» **Your goal**: Omit any picture, and return the remaining data exactly as written.

» **Data shown**:

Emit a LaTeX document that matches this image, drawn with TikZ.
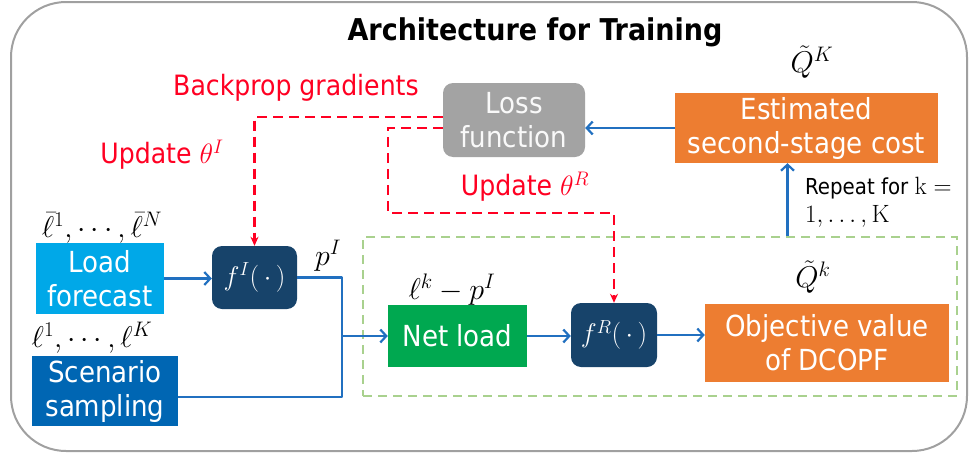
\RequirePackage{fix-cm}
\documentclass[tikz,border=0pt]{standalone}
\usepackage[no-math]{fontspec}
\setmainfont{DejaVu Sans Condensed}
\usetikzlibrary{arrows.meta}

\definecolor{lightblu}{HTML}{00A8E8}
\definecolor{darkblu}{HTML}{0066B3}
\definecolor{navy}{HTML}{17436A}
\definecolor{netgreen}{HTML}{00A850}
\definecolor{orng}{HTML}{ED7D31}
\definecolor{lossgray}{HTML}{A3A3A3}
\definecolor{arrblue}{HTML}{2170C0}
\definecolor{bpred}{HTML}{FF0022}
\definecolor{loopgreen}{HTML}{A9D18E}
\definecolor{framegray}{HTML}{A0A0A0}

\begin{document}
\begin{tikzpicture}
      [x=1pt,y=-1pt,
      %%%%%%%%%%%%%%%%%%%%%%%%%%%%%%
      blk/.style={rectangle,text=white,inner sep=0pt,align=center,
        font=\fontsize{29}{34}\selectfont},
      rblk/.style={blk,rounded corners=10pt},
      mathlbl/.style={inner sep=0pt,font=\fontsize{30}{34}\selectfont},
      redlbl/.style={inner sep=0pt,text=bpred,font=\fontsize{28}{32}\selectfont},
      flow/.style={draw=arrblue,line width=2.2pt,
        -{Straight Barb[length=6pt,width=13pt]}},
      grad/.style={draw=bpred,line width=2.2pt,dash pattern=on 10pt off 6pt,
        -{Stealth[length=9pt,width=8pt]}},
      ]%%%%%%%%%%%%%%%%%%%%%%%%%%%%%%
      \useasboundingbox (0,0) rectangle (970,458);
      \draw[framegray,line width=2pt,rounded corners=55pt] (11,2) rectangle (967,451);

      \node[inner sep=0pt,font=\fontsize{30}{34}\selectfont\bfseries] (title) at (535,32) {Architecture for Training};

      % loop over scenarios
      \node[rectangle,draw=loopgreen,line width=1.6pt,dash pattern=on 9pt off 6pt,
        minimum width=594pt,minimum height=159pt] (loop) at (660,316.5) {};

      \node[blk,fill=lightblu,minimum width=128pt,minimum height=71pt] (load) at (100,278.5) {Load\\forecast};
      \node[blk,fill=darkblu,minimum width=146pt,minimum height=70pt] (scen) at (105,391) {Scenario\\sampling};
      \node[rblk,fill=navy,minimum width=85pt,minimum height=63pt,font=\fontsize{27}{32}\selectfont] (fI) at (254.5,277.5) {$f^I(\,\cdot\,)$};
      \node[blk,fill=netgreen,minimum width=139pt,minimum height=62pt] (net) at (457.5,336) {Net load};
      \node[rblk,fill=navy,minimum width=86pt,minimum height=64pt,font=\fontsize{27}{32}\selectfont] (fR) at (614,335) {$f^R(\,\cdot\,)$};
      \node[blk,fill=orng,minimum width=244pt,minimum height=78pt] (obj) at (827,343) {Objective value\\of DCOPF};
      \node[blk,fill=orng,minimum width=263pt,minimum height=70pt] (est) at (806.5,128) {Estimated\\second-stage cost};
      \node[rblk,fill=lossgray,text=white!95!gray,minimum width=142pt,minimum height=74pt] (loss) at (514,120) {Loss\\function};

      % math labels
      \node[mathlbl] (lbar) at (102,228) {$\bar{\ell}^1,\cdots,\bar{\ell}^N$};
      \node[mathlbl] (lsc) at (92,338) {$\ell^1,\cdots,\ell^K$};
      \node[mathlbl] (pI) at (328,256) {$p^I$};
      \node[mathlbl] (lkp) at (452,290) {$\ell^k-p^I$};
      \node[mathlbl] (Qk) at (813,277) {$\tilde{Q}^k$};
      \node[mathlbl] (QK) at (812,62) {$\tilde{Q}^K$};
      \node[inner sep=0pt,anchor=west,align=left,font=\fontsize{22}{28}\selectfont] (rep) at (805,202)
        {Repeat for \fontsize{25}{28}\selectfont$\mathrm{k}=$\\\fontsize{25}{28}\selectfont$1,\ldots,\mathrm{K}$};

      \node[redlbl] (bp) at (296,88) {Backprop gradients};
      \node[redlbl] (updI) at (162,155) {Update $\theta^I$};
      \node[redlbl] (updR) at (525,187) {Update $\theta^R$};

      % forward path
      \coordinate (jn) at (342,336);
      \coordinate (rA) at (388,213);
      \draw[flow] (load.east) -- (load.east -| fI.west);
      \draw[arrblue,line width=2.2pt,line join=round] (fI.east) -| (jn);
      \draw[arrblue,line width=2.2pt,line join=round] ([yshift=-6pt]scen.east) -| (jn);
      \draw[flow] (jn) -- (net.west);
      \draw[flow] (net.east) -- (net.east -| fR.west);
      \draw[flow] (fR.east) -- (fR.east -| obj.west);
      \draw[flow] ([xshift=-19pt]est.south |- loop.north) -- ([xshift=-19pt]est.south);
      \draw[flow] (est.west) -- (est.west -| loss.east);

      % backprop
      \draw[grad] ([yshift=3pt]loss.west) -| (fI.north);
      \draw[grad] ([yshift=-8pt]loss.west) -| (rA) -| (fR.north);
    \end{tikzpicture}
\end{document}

» **Written reply**:
Emit a LaTeX document that matches this image, drawn with TikZ.
\RequirePackage{fix-cm}
\documentclass[tikz,border=0pt]{standalone}
\usepackage[no-math]{fontspec}
\setmainfont{DejaVu Sans Condensed}
\usetikzlibrary{arrows.meta}

\definecolor{lightblu}{HTML}{00A8E8}
\definecolor{darkblu}{HTML}{0066B3}
\definecolor{navy}{HTML}{17436A}
\definecolor{netgreen}{HTML}{00A850}
\definecolor{orng}{HTML}{ED7D31}
\definecolor{lossgray}{HTML}{A3A3A3}
\definecolor{arrblue}{HTML}{2170C0}
\definecolor{bpred}{HTML}{FF0022}
\definecolor{loopgreen}{HTML}{A9D18E}
\definecolor{framegray}{HTML}{A0A0A0}

\begin{document}
\begin{tikzpicture}
      [x=1pt,y=-1pt,
      %%%%%%%%%%%%%%%%%%%%%%%%%%%%%%
      blk/.style={rectangle,text=white,inner sep=0pt,align=center,
        font=\fontsize{29}{34}\selectfont},
      rblk/.style={blk,rounded corners=10pt},
      mathlbl/.style={inner sep=0pt,font=\fontsize{30}{34}\selectfont},
      redlbl/.style={inner sep=0pt,text=bpred,font=\fontsize{28}{32}\selectfont},
      flow/.style={draw=arrblue,line width=2.2pt,
        -{Straight Barb[length=6pt,width=13pt]}},
      grad/.style={draw=bpred,line width=2.2pt,dash pattern=on 10pt off 6pt,
        -{Stealth[length=9pt,width=8pt]}},
      ]%%%%%%%%%%%%%%%%%%%%%%%%%%%%%%
      \useasboundingbox (0,0) rectangle (970,458);
      \draw[framegray,line width=2pt,rounded corners=55pt] (11,2) rectangle (967,451);

      \node[inner sep=0pt,font=\fontsize{30}{34}\selectfont\bfseries] (title) at (535,32) {Architecture for Training};

      % loop over scenarios
      \node[rectangle,draw=loopgreen,line width=1.6pt,dash pattern=on 9pt off 6pt,
        minimum width=594pt,minimum height=159pt] (loop) at (660,316.5) {};

      \node[blk,fill=lightblu,minimum width=128pt,minimum height=71pt] (load) at (100,278.5) {Load\\forecast};
      \node[blk,fill=darkblu,minimum width=146pt,minimum height=70pt] (scen) at (105,391) {Scenario\\sampling};
      \node[rblk,fill=navy,minimum width=85pt,minimum height=63pt,font=\fontsize{27}{32}\selectfont] (fI) at (254.5,277.5) {$f^I(\,\cdot\,)$};
      \node[blk,fill=netgreen,minimum width=139pt,minimum height=62pt] (net) at (457.5,336) {Net load};
      \node[rblk,fill=navy,minimum width=86pt,minimum height=64pt,font=\fontsize{27}{32}\selectfont] (fR) at (614,335) {$f^R(\,\cdot\,)$};
      \node[blk,fill=orng,minimum width=244pt,minimum height=78pt] (obj) at (827,343) {Objective value\\of DCOPF};
      \node[blk,fill=orng,minimum width=263pt,minimum height=70pt] (est) at (806.5,128) {Estimated\\second-stage cost};
      \node[rblk,fill=lossgray,text=white!95!gray,minimum width=142pt,minimum height=74pt] (loss) at (514,120) {Loss\\function};

      % math labels
      \node[mathlbl] (lbar) at (102,228) {$\bar{\ell}^1,\cdots,\bar{\ell}^N$};
      \node[mathlbl] (lsc) at (92,338) {$\ell^1,\cdots,\ell^K$};
      \node[mathlbl] (pI) at (328,256) {$p^I$};
      \node[mathlbl] (lkp) at (452,290) {$\ell^k-p^I$};
      \node[mathlbl] (Qk) at (813,277) {$\tilde{Q}^k$};
      \node[mathlbl] (QK) at (812,62) {$\tilde{Q}^K$};
      \node[inner sep=0pt,anchor=west,align=left,font=\fontsize{22}{28}\selectfont] (rep) at (805,202)
        {Repeat for \fontsize{25}{28}\selectfont$\mathrm{k}=$\\\fontsize{25}{28}\selectfont$1,\ldots,\mathrm{K}$};

      \node[redlbl] (bp) at (296,88) {Backprop gradients};
      \node[redlbl] (updI) at (162,155) {Update $\theta^I$};
      \node[redlbl] (updR) at (525,187) {Update $\theta^R$};

      % forward path
      \coordinate (jn) at (342,336);
      \coordinate (rA) at (388,213);
      \draw[flow] (load.east) -- (load.east -| fI.west);
      \draw[arrblue,line width=2.2pt,line join=round] (fI.east) -| (jn);
      \draw[arrblue,line width=2.2pt,line join=round] ([yshift=-6pt]scen.east) -| (jn);
      \draw[flow] (jn) -- (net.west);
      \draw[flow] (net.east) -- (net.east -| fR.west);
      \draw[flow] (fR.east) -- (fR.east -| obj.west);
      \draw[flow] ([xshift=-19pt]est.south |- loop.north) -- ([xshift=-19pt]est.south);
      \draw[flow] (est.west) -- (est.west -| loss.east);

      % backprop
      \draw[grad] ([yshift=3pt]loss.west) -| (fI.north);
      \draw[grad] ([yshift=-8pt]loss.west) -| (rA) -| (fR.north);
    \end{tikzpicture}
\end{document}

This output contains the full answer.